This spring, parents in the San Diego Unified School District in California rose in protest when the district proposed to add CTE courses as a graduation requirement. Parents signed a petition and argued that CTE would water down the educational experience of their college-bound students. Education officials, surprised by the backlash, said the proposal was simply intended to prepare students for both college and career, according to a recent article in U.S. News on NBCnews.com.
“Career and technical education has come a long way since the days when students could be steered from academics into hairstyling, auto repairs or carpentry. But that doesn’t mean it’s easy to sell the concept of having all students take courses in CTE, as it is known,” wrote Sarah Butrymowicz of The Hechinger Report in the article.
CTE leaders have been taking on the issue of CTE’s stigma for more than a decade, said Kimberly Green, NASDCTEc Executive Director. A turning point came about 10 years ago when the CTE community transitioned program names from vocational education to CTE as a way to shed images of outdated shop classes.
“Career and technical education meant something different than vocational education,” Green said. “It’s academics plus technical instruction.”
Just over a year ago, NASDCTEc launched a re-branding initiative called CTE: Learning that works for America™ to again change minds about CTE. The campaign continues and the work continues across states.
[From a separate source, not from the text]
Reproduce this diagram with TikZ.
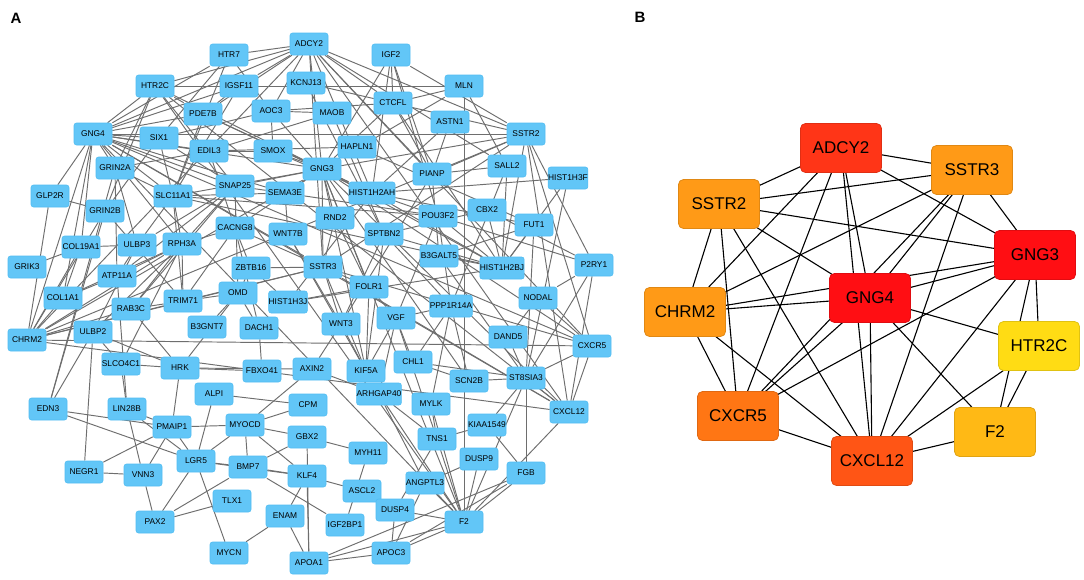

In California, CTE programs have been elevating their status. In recent years, a growing number of CTE courses have been approved towards the University of California and California State University systems’ “a-g” entry requirements – the list of courses that students may complete in high school to be eligible for admittance to the universities. Those courses include academic core classes and electives.
Gary Hoachlander, president of ConnectEd, a California group that works with districts to create career-oriented high school and college programs for students, said there are about 10,000 CTE courses across all the state’s districts qualify for the college requirement. However, most of those courses count as electives.
CTE science classes such as environmental science or agricultural s
ience have yet to be approved for academic credit. “That’s where I think there’s still a lot of work to do,” Hoachlander said.